>> BEGIN

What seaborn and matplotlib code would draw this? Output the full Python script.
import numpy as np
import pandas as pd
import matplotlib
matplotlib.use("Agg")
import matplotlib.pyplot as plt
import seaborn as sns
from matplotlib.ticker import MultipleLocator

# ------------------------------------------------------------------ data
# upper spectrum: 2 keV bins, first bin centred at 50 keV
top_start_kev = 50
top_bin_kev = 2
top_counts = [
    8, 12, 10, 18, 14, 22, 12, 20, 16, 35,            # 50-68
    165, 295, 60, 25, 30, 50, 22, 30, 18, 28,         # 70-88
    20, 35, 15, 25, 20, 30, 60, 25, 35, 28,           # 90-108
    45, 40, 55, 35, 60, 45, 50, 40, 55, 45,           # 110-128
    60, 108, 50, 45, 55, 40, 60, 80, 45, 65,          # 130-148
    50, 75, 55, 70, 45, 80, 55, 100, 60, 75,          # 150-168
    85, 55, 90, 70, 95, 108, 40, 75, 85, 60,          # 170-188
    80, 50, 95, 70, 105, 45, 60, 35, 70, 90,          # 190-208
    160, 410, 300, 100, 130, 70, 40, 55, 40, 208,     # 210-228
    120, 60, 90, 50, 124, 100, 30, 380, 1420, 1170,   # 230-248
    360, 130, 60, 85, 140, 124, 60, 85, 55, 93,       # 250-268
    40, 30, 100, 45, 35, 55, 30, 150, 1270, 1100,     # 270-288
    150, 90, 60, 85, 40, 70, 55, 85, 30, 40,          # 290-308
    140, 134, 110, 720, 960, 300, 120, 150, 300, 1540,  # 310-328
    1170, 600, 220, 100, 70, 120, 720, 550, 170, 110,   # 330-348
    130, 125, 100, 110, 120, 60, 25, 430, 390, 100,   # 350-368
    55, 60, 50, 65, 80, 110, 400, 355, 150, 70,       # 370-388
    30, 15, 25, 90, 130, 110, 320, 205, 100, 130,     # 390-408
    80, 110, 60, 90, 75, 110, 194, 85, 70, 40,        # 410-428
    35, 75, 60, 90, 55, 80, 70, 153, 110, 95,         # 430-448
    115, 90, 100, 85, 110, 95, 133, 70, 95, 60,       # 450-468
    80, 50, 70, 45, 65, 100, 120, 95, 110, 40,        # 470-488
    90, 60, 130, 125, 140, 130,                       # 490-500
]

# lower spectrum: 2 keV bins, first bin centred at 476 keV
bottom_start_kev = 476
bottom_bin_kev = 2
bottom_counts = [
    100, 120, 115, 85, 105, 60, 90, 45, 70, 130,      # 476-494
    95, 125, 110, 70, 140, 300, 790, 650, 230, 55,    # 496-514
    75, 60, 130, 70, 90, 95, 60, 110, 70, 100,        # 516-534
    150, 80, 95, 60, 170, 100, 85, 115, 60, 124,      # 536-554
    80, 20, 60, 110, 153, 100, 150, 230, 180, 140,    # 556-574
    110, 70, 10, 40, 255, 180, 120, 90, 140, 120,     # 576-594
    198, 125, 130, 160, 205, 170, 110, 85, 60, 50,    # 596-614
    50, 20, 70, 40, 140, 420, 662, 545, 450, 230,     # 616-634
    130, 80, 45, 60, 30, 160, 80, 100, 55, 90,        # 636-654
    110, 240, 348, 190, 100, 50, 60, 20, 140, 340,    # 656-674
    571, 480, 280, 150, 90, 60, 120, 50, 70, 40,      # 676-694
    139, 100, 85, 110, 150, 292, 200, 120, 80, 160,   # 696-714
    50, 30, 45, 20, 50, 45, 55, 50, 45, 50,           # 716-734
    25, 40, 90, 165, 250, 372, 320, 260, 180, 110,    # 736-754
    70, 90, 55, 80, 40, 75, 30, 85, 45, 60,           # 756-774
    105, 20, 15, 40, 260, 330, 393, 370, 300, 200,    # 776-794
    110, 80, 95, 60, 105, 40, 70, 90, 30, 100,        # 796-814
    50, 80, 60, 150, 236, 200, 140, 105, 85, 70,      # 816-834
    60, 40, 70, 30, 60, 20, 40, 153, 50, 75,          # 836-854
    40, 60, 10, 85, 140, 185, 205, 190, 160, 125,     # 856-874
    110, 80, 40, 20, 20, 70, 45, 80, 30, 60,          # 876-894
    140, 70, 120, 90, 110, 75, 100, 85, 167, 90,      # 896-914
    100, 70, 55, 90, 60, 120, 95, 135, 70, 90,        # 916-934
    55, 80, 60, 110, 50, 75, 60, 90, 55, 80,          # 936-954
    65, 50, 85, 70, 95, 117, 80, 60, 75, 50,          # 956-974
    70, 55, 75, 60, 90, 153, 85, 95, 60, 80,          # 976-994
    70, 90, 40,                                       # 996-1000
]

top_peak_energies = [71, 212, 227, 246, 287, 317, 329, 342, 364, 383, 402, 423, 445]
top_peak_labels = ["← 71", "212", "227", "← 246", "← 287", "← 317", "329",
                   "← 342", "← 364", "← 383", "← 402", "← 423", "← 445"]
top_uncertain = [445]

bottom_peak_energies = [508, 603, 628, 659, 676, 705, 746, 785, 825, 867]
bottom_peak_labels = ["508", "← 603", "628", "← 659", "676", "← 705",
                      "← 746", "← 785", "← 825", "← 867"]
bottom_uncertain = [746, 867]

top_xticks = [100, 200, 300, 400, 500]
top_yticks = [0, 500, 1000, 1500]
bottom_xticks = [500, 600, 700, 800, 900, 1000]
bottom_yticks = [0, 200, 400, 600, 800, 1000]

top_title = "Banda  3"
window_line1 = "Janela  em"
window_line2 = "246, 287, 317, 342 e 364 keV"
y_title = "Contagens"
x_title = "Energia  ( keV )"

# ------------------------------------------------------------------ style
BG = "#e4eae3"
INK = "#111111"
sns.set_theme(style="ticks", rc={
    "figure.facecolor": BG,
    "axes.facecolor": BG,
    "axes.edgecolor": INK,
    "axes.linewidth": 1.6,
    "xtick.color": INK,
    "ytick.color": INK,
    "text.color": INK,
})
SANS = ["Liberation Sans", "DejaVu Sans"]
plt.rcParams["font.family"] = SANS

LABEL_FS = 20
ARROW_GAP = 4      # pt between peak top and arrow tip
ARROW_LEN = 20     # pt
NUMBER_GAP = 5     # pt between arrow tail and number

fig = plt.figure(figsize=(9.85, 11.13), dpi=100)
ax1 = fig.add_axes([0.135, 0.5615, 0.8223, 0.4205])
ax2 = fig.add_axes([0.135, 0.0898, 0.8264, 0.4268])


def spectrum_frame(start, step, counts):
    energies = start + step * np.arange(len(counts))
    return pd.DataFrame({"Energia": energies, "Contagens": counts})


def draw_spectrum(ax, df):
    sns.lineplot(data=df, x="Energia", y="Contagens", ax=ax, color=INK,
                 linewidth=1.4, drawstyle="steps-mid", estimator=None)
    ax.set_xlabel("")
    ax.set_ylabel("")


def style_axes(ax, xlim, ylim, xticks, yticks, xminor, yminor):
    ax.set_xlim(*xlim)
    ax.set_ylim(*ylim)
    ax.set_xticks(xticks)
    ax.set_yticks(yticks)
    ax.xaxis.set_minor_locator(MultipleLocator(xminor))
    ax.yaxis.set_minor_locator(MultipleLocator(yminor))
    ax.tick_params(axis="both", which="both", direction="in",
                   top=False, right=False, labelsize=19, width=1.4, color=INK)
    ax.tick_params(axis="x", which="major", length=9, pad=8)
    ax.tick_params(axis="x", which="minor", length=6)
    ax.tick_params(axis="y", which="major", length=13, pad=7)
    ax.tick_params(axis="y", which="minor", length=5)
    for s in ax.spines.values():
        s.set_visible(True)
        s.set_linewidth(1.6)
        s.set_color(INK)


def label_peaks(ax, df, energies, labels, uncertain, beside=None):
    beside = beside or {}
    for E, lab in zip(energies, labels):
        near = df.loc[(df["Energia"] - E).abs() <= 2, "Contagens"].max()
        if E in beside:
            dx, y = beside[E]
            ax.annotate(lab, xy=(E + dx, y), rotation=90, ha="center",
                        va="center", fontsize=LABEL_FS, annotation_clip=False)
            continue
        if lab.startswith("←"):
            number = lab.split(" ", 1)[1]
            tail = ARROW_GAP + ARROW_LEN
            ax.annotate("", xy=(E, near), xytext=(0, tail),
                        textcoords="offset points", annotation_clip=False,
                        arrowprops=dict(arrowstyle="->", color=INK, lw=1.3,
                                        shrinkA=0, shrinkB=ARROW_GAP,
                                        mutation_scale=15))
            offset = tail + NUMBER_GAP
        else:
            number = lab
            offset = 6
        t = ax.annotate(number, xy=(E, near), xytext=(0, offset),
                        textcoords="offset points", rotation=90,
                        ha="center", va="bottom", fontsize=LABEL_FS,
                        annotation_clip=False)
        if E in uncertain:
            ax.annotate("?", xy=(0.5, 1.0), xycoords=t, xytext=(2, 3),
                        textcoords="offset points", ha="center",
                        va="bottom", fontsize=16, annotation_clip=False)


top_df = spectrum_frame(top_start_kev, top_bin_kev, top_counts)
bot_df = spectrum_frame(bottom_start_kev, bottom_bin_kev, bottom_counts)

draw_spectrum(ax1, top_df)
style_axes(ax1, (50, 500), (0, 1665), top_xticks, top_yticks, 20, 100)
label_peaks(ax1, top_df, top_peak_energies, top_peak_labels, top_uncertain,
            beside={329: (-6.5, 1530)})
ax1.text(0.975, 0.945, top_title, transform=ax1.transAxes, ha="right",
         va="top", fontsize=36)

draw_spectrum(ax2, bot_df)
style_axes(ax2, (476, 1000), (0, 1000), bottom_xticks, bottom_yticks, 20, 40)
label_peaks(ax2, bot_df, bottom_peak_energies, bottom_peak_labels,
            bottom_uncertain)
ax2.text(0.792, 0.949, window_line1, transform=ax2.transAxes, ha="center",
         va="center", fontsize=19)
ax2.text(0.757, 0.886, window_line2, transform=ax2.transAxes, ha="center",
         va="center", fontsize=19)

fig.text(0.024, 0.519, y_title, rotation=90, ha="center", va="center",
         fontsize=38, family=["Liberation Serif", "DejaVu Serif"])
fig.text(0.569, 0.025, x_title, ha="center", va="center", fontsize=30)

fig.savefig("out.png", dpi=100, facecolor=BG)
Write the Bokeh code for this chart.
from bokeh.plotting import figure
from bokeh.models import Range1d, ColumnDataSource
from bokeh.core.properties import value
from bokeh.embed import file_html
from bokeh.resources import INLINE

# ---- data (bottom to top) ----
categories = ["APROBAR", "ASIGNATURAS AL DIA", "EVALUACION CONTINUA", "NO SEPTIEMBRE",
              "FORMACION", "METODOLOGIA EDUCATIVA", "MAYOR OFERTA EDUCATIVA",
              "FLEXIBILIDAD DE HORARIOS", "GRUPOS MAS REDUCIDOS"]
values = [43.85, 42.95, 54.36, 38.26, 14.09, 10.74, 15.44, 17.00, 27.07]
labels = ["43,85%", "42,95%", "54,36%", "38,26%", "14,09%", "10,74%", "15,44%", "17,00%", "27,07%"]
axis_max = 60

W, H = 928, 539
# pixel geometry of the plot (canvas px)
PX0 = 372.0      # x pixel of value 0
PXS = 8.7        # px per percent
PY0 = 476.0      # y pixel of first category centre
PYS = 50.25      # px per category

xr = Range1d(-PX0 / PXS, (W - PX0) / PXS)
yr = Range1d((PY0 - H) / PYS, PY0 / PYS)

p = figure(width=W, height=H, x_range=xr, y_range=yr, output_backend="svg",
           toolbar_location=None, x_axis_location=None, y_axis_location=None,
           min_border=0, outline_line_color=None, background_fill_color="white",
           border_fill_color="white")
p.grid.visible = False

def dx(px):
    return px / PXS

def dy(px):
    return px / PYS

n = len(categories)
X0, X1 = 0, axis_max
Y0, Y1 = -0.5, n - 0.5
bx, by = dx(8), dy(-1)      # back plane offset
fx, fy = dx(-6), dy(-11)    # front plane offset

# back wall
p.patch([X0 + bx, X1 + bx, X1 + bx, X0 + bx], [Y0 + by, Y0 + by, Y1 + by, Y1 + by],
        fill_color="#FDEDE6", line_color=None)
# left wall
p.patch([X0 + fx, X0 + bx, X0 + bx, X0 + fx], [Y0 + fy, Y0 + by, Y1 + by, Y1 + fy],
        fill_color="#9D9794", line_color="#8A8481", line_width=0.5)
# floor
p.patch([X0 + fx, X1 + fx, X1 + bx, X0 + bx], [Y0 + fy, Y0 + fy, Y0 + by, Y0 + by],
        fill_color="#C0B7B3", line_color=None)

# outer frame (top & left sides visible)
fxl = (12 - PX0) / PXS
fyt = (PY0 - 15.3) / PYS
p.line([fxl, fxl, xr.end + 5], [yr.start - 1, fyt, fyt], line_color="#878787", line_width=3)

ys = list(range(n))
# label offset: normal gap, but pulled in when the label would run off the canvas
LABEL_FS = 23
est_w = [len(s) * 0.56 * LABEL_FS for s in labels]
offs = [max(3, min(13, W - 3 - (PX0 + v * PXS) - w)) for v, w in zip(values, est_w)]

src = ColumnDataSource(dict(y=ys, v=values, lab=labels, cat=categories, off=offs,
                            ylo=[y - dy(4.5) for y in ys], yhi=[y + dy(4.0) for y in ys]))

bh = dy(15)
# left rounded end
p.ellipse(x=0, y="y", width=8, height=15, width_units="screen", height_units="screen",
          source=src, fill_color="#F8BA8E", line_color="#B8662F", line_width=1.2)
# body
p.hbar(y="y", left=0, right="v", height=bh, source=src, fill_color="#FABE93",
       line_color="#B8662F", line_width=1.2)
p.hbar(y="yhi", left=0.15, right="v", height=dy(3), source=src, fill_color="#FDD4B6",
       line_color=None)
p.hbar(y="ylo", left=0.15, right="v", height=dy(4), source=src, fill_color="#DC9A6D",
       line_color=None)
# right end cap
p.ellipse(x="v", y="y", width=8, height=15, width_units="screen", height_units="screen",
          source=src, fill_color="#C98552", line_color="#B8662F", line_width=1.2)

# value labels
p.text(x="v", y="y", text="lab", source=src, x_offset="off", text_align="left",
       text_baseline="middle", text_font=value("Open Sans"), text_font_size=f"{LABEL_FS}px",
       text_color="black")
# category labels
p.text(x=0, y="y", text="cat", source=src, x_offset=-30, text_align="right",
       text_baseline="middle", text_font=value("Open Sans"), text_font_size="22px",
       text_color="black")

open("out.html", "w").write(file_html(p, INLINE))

>> END

WRITTEN PROBLEM
Report only the number of lines in the data above that contain "matplotlib".

TASK SOLUTION
5